# DATA EXCERPTS:
▬▬▬▬▬▬▬▬▬▬
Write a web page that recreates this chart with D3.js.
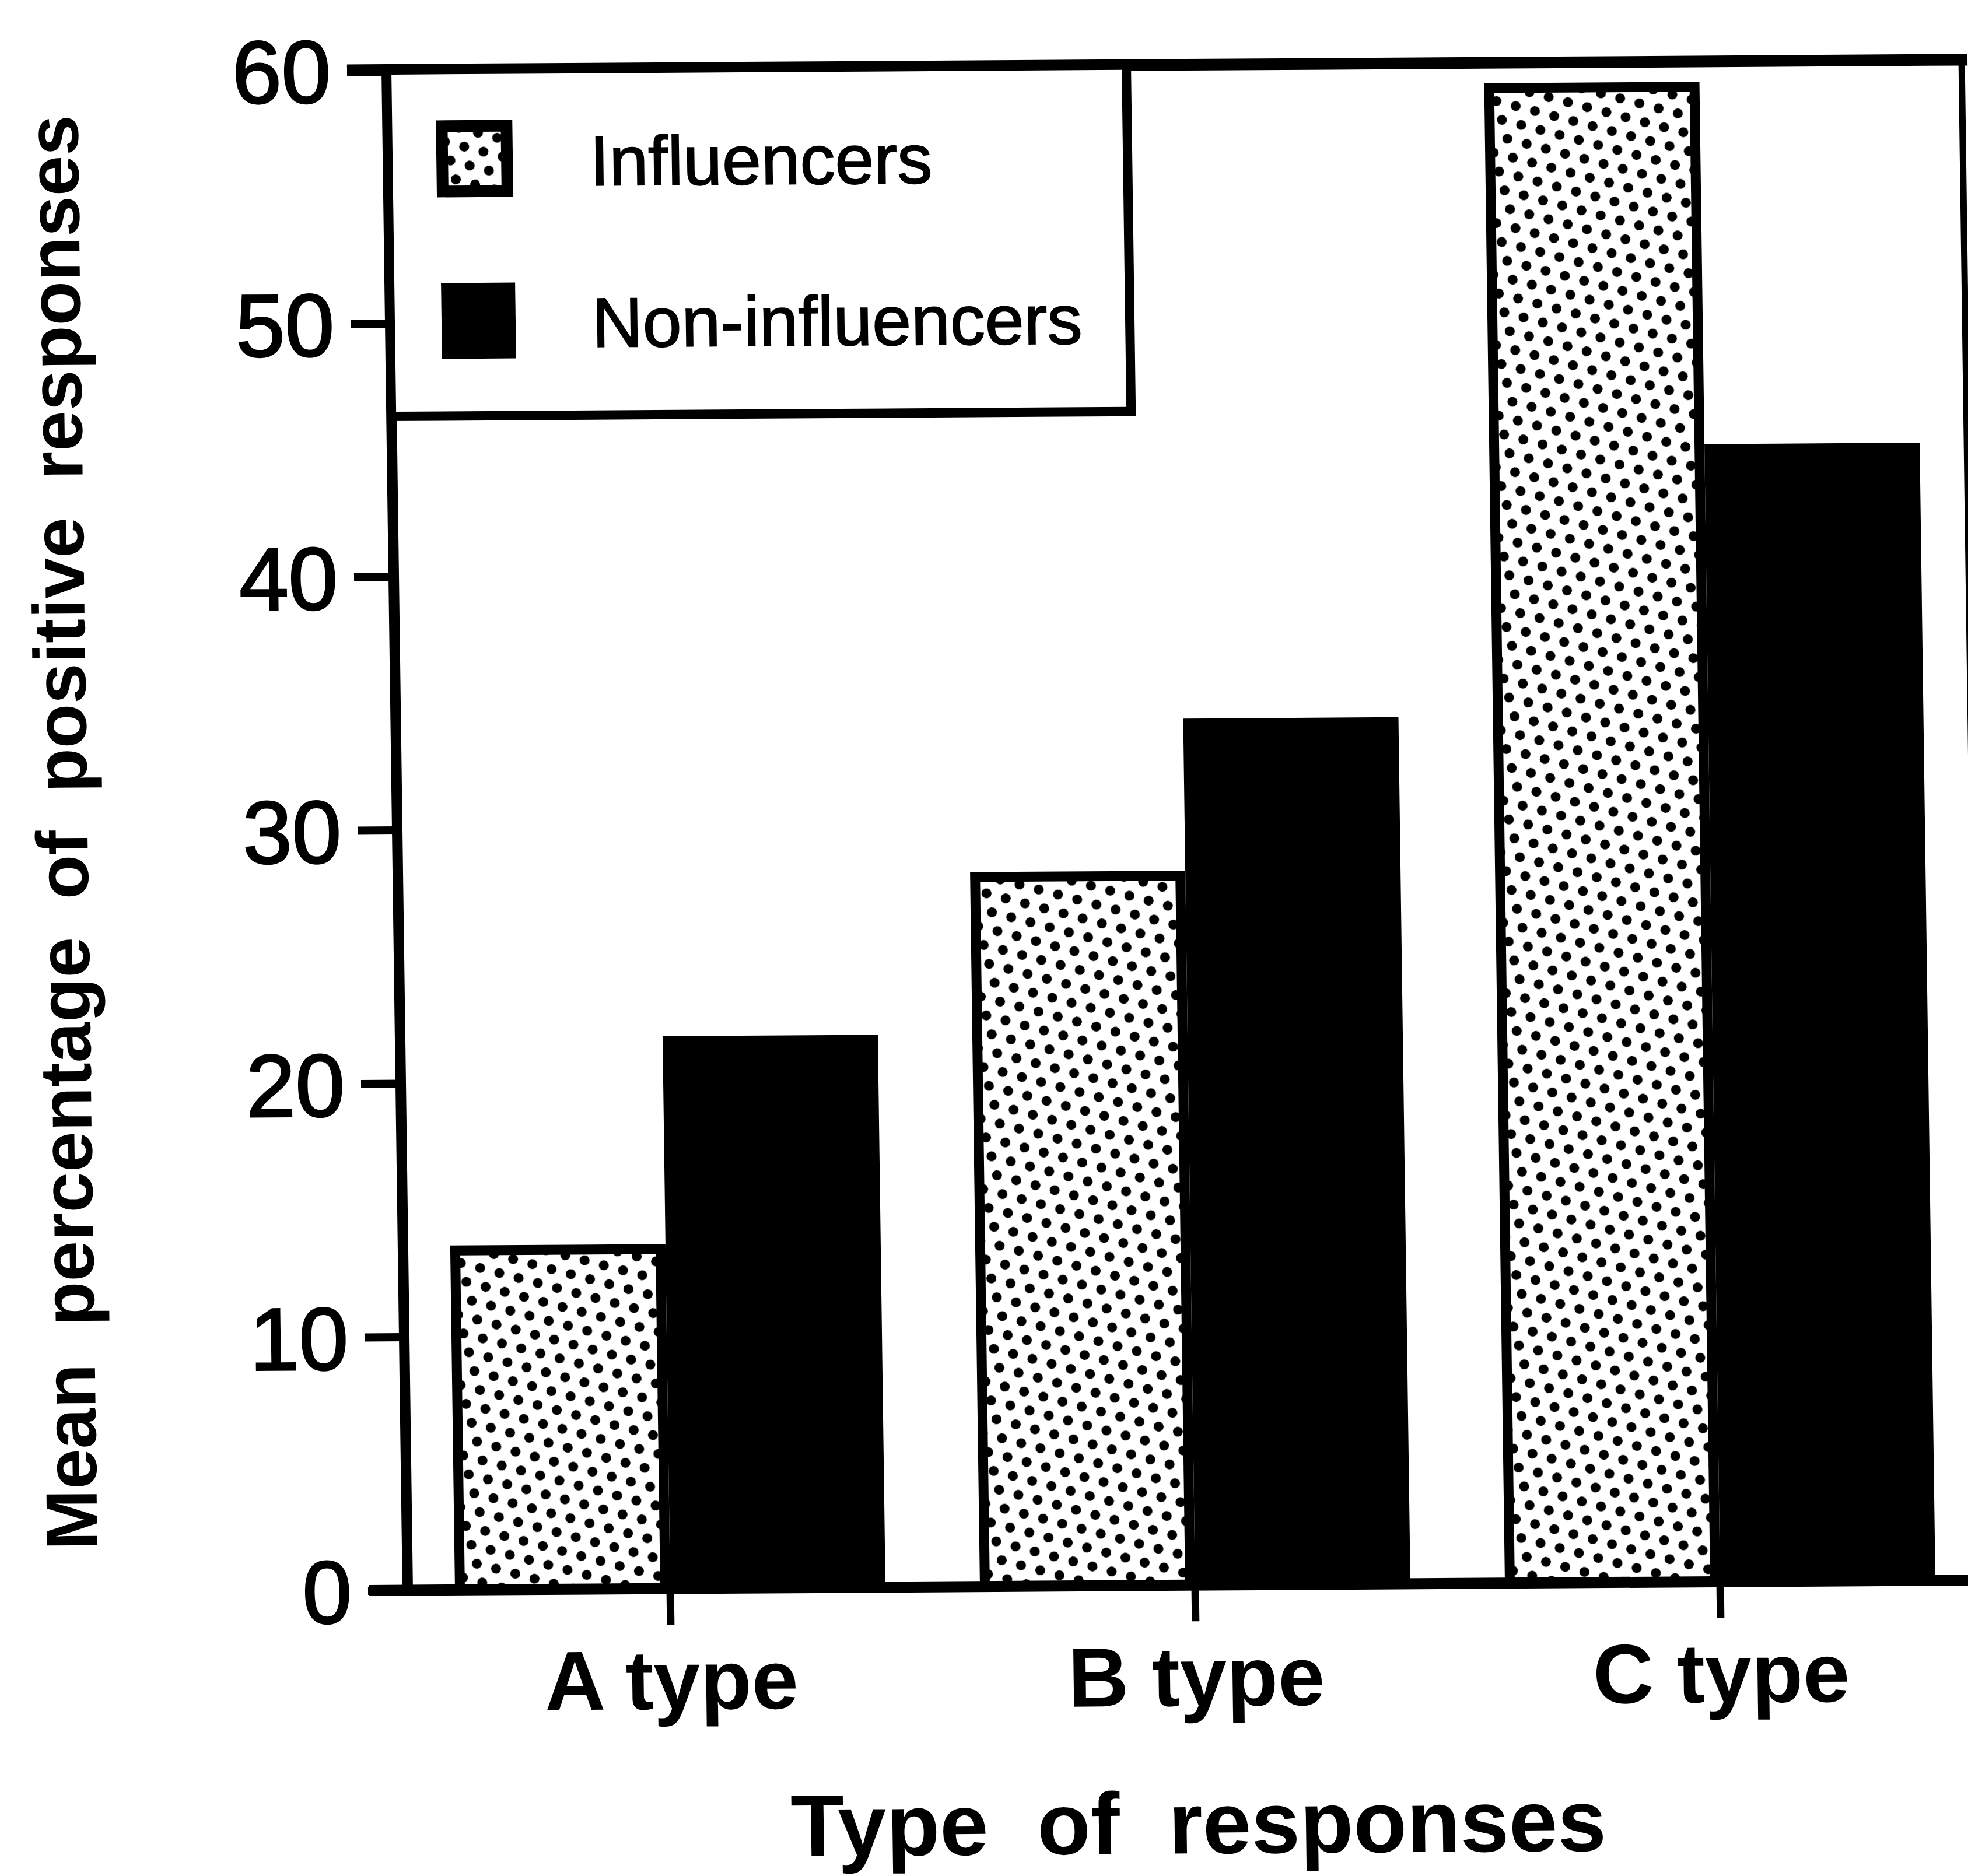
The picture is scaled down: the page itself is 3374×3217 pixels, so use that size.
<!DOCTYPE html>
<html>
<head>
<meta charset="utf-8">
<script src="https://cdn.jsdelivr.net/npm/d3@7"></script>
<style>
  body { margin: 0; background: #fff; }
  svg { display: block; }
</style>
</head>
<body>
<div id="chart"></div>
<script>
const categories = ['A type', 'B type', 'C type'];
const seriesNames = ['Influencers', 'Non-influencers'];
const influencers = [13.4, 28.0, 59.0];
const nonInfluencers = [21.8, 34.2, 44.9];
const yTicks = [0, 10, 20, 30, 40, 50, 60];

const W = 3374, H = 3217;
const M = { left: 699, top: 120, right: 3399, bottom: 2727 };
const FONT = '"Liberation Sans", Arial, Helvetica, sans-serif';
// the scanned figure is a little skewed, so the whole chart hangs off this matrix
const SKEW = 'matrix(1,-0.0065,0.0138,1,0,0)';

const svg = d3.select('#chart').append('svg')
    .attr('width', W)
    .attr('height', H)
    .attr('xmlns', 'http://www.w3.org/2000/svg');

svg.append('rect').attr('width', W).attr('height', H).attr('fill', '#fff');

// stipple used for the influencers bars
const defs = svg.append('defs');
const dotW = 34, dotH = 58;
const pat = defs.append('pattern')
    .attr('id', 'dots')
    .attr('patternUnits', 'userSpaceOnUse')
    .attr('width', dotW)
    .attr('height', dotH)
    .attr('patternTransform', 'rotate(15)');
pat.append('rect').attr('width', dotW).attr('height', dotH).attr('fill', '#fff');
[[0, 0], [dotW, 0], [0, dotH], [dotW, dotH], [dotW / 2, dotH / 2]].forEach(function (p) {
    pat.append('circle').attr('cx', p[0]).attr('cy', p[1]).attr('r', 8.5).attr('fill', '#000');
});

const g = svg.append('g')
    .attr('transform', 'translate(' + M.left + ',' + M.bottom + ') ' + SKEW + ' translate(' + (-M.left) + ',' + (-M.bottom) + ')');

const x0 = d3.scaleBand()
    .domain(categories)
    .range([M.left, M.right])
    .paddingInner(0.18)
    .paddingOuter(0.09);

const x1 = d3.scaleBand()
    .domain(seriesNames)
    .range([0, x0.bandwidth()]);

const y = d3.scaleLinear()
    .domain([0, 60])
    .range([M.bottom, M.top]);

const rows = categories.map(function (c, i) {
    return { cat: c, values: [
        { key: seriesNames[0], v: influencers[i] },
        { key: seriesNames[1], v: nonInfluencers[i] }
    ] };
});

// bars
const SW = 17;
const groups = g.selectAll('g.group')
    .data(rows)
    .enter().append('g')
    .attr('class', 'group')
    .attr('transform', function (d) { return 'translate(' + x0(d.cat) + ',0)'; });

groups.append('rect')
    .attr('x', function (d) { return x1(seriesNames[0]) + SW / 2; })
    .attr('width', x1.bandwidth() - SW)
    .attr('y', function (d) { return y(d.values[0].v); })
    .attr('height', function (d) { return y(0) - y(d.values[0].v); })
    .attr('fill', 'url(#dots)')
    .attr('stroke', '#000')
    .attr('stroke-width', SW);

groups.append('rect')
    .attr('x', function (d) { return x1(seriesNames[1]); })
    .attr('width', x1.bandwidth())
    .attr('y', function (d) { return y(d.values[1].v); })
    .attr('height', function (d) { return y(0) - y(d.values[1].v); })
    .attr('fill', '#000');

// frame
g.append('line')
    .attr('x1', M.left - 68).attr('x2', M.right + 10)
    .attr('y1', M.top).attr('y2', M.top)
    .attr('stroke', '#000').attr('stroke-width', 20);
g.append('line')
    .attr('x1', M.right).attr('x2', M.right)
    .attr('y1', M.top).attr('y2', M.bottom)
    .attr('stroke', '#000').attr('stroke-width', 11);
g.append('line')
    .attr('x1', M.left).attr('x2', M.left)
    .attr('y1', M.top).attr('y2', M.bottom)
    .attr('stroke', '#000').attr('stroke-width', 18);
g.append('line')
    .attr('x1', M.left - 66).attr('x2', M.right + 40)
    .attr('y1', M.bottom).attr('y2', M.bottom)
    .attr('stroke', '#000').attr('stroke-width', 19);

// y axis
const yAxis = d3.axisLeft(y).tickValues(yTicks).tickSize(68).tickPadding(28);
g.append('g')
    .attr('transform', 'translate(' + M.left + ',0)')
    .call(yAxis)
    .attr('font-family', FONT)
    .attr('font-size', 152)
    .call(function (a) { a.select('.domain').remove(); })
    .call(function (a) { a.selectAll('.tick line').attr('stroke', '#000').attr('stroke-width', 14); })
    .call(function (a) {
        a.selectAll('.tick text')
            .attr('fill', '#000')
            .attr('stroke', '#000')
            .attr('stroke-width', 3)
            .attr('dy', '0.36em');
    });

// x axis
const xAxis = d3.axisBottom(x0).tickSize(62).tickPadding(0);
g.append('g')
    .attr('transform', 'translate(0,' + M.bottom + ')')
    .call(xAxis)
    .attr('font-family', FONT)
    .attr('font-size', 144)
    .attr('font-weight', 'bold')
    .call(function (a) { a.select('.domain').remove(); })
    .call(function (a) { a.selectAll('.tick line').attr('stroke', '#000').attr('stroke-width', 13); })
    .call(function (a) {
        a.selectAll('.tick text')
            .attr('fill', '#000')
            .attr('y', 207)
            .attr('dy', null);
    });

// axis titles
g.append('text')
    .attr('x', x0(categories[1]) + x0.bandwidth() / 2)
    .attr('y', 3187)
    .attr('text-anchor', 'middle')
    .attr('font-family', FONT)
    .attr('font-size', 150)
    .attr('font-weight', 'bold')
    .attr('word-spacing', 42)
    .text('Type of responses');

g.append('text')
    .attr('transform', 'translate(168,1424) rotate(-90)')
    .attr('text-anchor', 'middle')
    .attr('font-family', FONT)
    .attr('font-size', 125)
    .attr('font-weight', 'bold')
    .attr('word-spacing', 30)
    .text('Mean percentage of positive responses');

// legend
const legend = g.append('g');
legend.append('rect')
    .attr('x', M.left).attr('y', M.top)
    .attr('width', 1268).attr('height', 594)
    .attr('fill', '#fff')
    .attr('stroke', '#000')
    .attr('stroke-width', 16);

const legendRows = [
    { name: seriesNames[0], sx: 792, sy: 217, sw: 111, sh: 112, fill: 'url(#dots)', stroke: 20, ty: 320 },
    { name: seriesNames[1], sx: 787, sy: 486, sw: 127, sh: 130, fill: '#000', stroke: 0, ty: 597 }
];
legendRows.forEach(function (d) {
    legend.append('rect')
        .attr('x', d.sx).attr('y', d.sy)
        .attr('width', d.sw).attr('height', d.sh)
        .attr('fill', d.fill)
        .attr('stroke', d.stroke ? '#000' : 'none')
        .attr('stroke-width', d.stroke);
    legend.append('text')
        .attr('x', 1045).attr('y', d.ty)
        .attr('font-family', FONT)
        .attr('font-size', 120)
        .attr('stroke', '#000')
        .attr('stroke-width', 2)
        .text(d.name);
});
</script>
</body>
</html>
▬▬▬▬▬▬▬▬▬▬
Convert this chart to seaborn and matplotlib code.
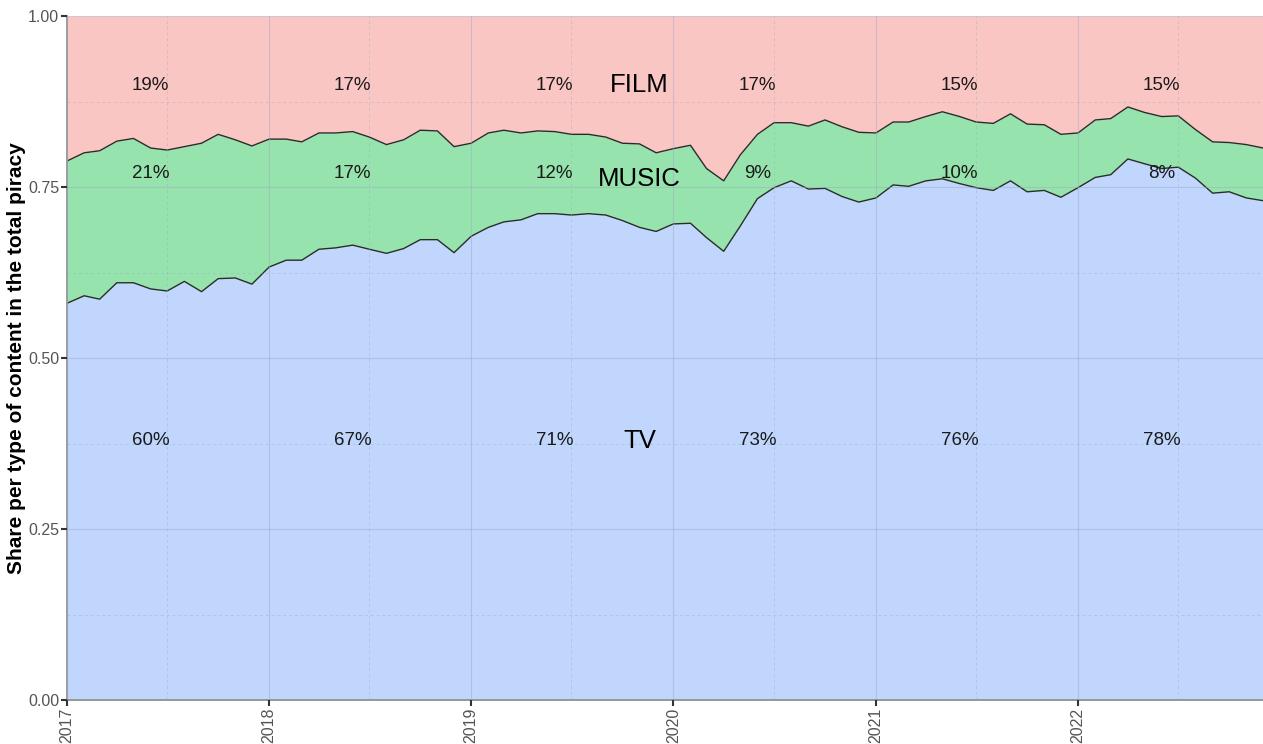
▬▬▬▬▬▬▬▬▬▬
# YOUR OBJECTIVE:
Reproduce exactly, and only, the lines from the one that contains "The picture is" down to the one that contains "W).attr('height', H).attr('fill', '#fff');", both ends included.

# RESPONSE TO THE TASK:
The picture is scaled down: the page itself is 3374×3217 pixels, so use that size.
<!DOCTYPE html>
<html>
<head>
<meta charset="utf-8">
<script src="https://cdn.jsdelivr.net/npm/d3@7"></script>
<style>
  body { margin: 0; background: #fff; }
  svg { display: block; }
</style>
</head>
<body>
<div id="chart"></div>
<script>
const categories = ['A type', 'B type', 'C type'];
const seriesNames = ['Influencers', 'Non-influencers'];
const influencers = [13.4, 28.0, 59.0];
const nonInfluencers = [21.8, 34.2, 44.9];
const yTicks = [0, 10, 20, 30, 40, 50, 60];

const W = 3374, H = 3217;
const M = { left: 699, top: 120, right: 3399, bottom: 2727 };
const FONT = '"Liberation Sans", Arial, Helvetica, sans-serif';
// the scanned figure is a little skewed, so the whole chart hangs off this matrix
const SKEW = 'matrix(1,-0.0065,0.0138,1,0,0)';

const svg = d3.select('#chart').append('svg')
    .attr('width', W)
    .attr('height', H)
    .attr('xmlns', 'http://www.w3.org/2000/svg');

svg.append('rect').attr('width', W).attr('height', H).attr('fill', '#fff');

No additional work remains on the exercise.